Within 1e, you see the classics of the genre:
1977 Monster Manual
1978 Player's Handbook <=--- all the player stuff in one book
1979 DM's Guide
1980 Deities & Demigods
1981 Fiend Folio
1983 Monster Manual II
1985 Legends & Lore

Above this line, everything is universal, not setting-specific , no power inflation, no player-facing stuff outside the PH
============================================================
Below it, setting-specific or whacktastic new player-options - or, as in OA, the vanguard, /both/

1985 Oriental Adventures <=---- setting-specific with player stuff: more classes, weapons, spells and other craziness, but better & with Ki powers! Sets the tenor for the whole trainwreck.
1985 Unearthed Arcana <=--- more classes, weapons & spells and other craziness, with whacked balance, even by 1e standards
1986 Dungeoneer's Survival Guide <=---- more player-facing options
1986 Wilderness Survival Guide <=---- more player-facing options
1987 Manual of the Planes -----===> may be stretching the point to call the planes setting-specific
1987 Dragonlance Adventures <==--- setting specific
1988 Greyhawk Adventures <==--- setting specific
 


Tony Vargas

Legend
At the time of the release, it wasn't "Setting Specific." Read the forwards and introductions; it was about filling out the non-western sections.
Seems pretty setting-specific, to me - all orientalism aside.

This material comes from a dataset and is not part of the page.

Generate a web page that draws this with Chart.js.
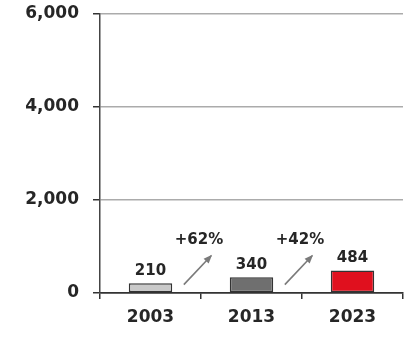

Still first added player stuff in an official hardcover since the PH1.
 

Shadow Demon

Explorer
I think Oriental Adventures marked the beginning of "Revised 1e" until the release of 2e. It really doesn't fit with Classic D&D although I agree it isn't setting specific (i.e in the same way as the Dragonlance and Greyhawk books) and fills out the non-western genre.
 

I would agree that starting with UA that there were a lot of poorly thought ideas for options. Gary Gygax had reached his nadir in game design. He was never going to be able to make anything better that what had come before. The game wasn't going to move forward without the involvement of others.
"Others will think of things I didn't, and devise things beyond my capability." EGG, DMG Preface.

At least at the point he wrote that, he grasped to some extent his limitations as a designer. He had always freely used ideas he liked from other people and only used a portion of what HE wrote. Mostly, I believe he expected nothing different from every DM. NO VERSION HAS AN EXPIRATION DATE. If any given version has an ending it is strictly a personal one - it ends when YOU decide that YOU don't need to make any more changes.
 


GreyLord

Legend
My biggest disappointment? That Zebulon's Guide to Frontier Space (A GREAT BOOK! Which goes to show that the TSR Cosmic Rift that destroyed D&D in 1985 DID NOT EXTEND TO STAR FRONTIERS!) was not written by David Cook.

I liked the options of Zebulon's Guide, hated the resolution system. Preferred the original way of resolution in Star Frontiers. When I use Zebulon's guide it's always with a backwards conversion to the Alpha Dawn Rules.